Marisa Valbonna, APR, Fellow PRSA, was hooked at 12 years old. On “a blistering hot Texas day,” she got together with friends to fry an egg on the sidewalk. Her early nose for news prompted her to call a local TV station where she enjoyed her broadcast debut.

Barbara Escobar was another enterprising child who, at 12, started a “teeny nonprofit.” She soon realized she enjoyed doing the outreach more than the operational work.

Same with Peggy Steckelberg, who got an even earlier head start. At age 10 she won a local speech competition and quickly discovered she loved the writing, but not the public speaking.

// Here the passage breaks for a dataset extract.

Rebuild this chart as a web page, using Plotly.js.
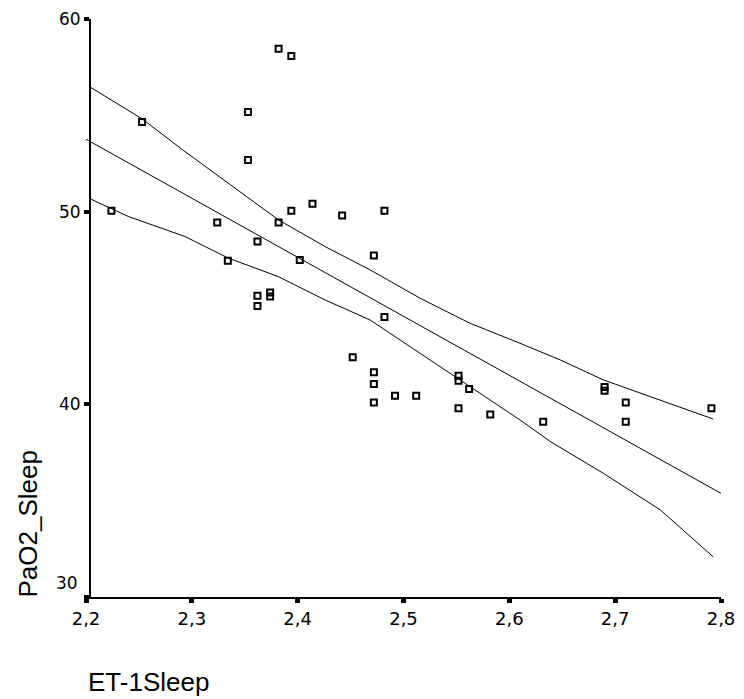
<!DOCTYPE html>
<html>
<head>
<meta charset="utf-8">
<script src="https://cdn.plot.ly/plotly-3.0.1.min.js"></script>
<style>
  html, body { margin: 0; padding: 0; background: #ffffff; }
  #chart { width: 744px; height: 699px; }
</style>
</head>
<body>
<div id="chart"></div>
<script>
// Observed data: ET-1Sleep (x) vs PaO2_Sleep (y)
const etSleep = [2.253, 2.353, 2.353, 2.224, 2.324, 2.394, 2.414, 2.382, 2.362, 2.402,
                 2.334, 2.362, 2.362, 2.374, 2.374, 2.382, 2.394, 2.442, 2.482, 2.472,
                 2.482, 2.452, 2.472, 2.472, 2.472, 2.492, 2.512, 2.552, 2.552, 2.562,
                 2.552, 2.582, 2.632, 2.690, 2.690, 2.710, 2.710, 2.791];
const pao2Sleep = [54.65, 55.17, 52.68, 50.05, 49.44, 50.05, 50.41, 49.44, 48.45, 47.49,
                   47.45, 45.63, 45.11, 45.60, 45.80, 58.46, 58.08, 49.80, 50.05, 47.72,
                   44.53, 42.45, 41.67, 41.06, 40.09, 40.45, 40.45, 41.48, 41.22, 40.79,
                   39.80, 39.47, 39.10, 40.70, 40.90, 40.09, 39.10, 39.80];

// Fit line
const fitX = [2.2, 2.8];
const fitY = [53.76, 35.38];

// Upper confidence curve
const upperX = [2.2038, 2.2532, 2.2935, 2.3345, 2.3817, 2.4258, 2.4684, 2.5156, 2.5628, 2.6101, 2.6479, 2.6888, 2.7427, 2.7925];
const upperY = [56.47, 54.81, 53.12, 51.48, 49.58, 48.19, 46.98, 45.51, 44.21, 43.17, 42.31, 41.27, 40.23, 39.24];

// Lower confidence curve
const lowerX = [2.2038, 2.2400, 2.2935, 2.3345, 2.3817, 2.4258, 2.4684, 2.5156, 2.5628, 2.6101, 2.6384, 2.6888, 2.7427, 2.7925];
const lowerY = [50.67, 49.75, 48.71, 47.59, 46.63, 45.42, 44.38, 42.66, 40.92, 39.19, 38.08, 36.42, 34.52, 32.09];

const xTicks = [2.2, 2.3, 2.4, 2.5, 2.6, 2.7, 2.8];
const xTickText = ['2,2', '2,3', '2,4', '2,5', '2,6', '2,7', '2,8'];
const yTicks = [30, 40, 50, 60];
const yTickText = ['', '40', '50', '60'];

const lineStyle = { color: '#000000', width: 1 };

const traces = [
  { x: upperX, y: upperY, mode: 'lines', line: lineStyle, hoverinfo: 'skip', showlegend: false },
  { x: fitX, y: fitY, mode: 'lines', line: lineStyle, hoverinfo: 'skip', showlegend: false },
  { x: lowerX, y: lowerY, mode: 'lines', line: lineStyle, hoverinfo: 'skip', showlegend: false },
  { x: etSleep, y: pao2Sleep, mode: 'markers', showlegend: false,
    marker: { symbol: 'square-open', size: 6, color: '#000000', line: { color: '#000000', width: 2 } } }
];

const layout = {
  width: 744, height: 699,
  margin: { l: 86, r: 23, t: 19, b: 102 },
  paper_bgcolor: '#ffffff', plot_bgcolor: '#ffffff',
  showlegend: false,
  xaxis: {
    range: [2.2, 2.8], tickvals: xTicks, ticktext: xTickText,
    showgrid: false, zeroline: false,
    showline: true, linecolor: '#000000', linewidth: 2,
    ticks: 'outside', ticklen: 4, tickwidth: 5, tickcolor: '#000000',
    tickfont: { family: 'DejaVu Sans', size: 18, color: '#000000' }
  },
  yaxis: {
    range: [30, 60], tickvals: yTicks, ticktext: yTickText,
    anchor: 'free', position: 0.0063,
    showgrid: false, zeroline: false,
    showline: true, linecolor: '#000000', linewidth: 2,
    ticks: 'outside', ticklen: 5, tickwidth: 4, tickcolor: '#000000',
    tickfont: { family: 'DejaVu Sans', size: 17, color: '#000000' }
  },
  annotations: [
    { text: '30', xref: 'paper', yref: 'paper', x: (80 - 86) / 635, y: (597 - 583) / 578,
      xanchor: 'right', yanchor: 'middle', showarrow: false,
      font: { family: 'DejaVu Sans', size: 17, color: '#000000' } },
    { text: 'ET-1Sleep', xref: 'paper', yref: 'paper', x: (86 - 86) / 635, y: (597 - 682) / 578,
      xanchor: 'left', yanchor: 'middle', showarrow: false,
      font: { family: 'Liberation Sans, Arial, sans-serif', size: 26, color: '#000000' } },
    { text: 'PaO2_Sleep', xref: 'paper', yref: 'paper', x: (27 - 86) / 635, y: (597 - 524.5) / 578,
      xanchor: 'center', yanchor: 'middle', textangle: -90, showarrow: false,
      font: { family: 'Liberation Sans, Arial, sans-serif', size: 26, color: '#000000' } }
  ]
};

Plotly.newPlot('chart', traces, layout, { staticPlot: true, displayModeBar: false });
</script>
</body>
</html>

But the vast majority traveled a more winding road to get to where they are.

Gerard Corbett, APR, Fellow PRSA, spent two years majoring in engineering before realizing that PR was what he wanted to do. He got his degree while working the graveyard shift as a NASA engineer.

Similarly, Rob Lynch thought he’d become an engineer and later a veterinarian but found that science wasn’t his thing. When it came time to pick a major, he thought about what he was good at. “I’m a people person,” he says, so he landed on PR — where, of course, relationships are everything.

For Paul Sweetman, necessity was the proverbial mother of invention. He was working for a company “going through seismic change” that was terrible at communicating it to employees. That was a “lightbulb moment,” where he realized employee engagement was the path for him.

A beginning in journalism

A lot of PR people got their start in the news business.

Edward Bury, APR, dreamed of becoming a journalist. He worked as a reporter in Chicago and later for a chain of suburban papers, where he eventually grew restless. Among his beats was a local community college that happened to have an opening in its publications department. He interviewed, got the job, and kicked off a long, successful career.

Mark Mohammadpour, APR, Fellow PRSA, worked on his high school paper and studied journalism in college, but soon realized a journalism career would likely take him far from his beloved Portland, Ore. So he switched majors to organizational communication and got his big break when a professor introduced him to Weber Shandwick, where within just a year, he landed his first New York Times story.

There’s no doubt that journalism is a fertile training ground. Former radio and TV reporter Gary Ross says he learned about “distilling complex subjects into simple terms, working on deadline, storytelling and being a quick study.”

But Monique Farmer, APR, laments that most high school students don’t even realize PR is a possibility until after pursuing a career in journalism. “We have to do better,” she says.

After all, as Adam Ritchie puts it: “When I learned PR was a role that could be overlayed onto any industry where I might have an interest — music, beer, technology — with endless application and endless possibility... that was my moment.”

That’s a story more young people need to hear. PRSSA President Milagros Orcoyen agrees. High school outreach is a major priority for local chapters, she says, and PRSSA provides a range of support, including a detailed resource guide that’s coming soon.

And PRSA has a great video on from several years ago titled “Why PR? What Motivates You?” full of first-hand perspectives on the rewards that a career in public relations offers. It’s the perfect inspiration for us to get out there and share our stories with the world.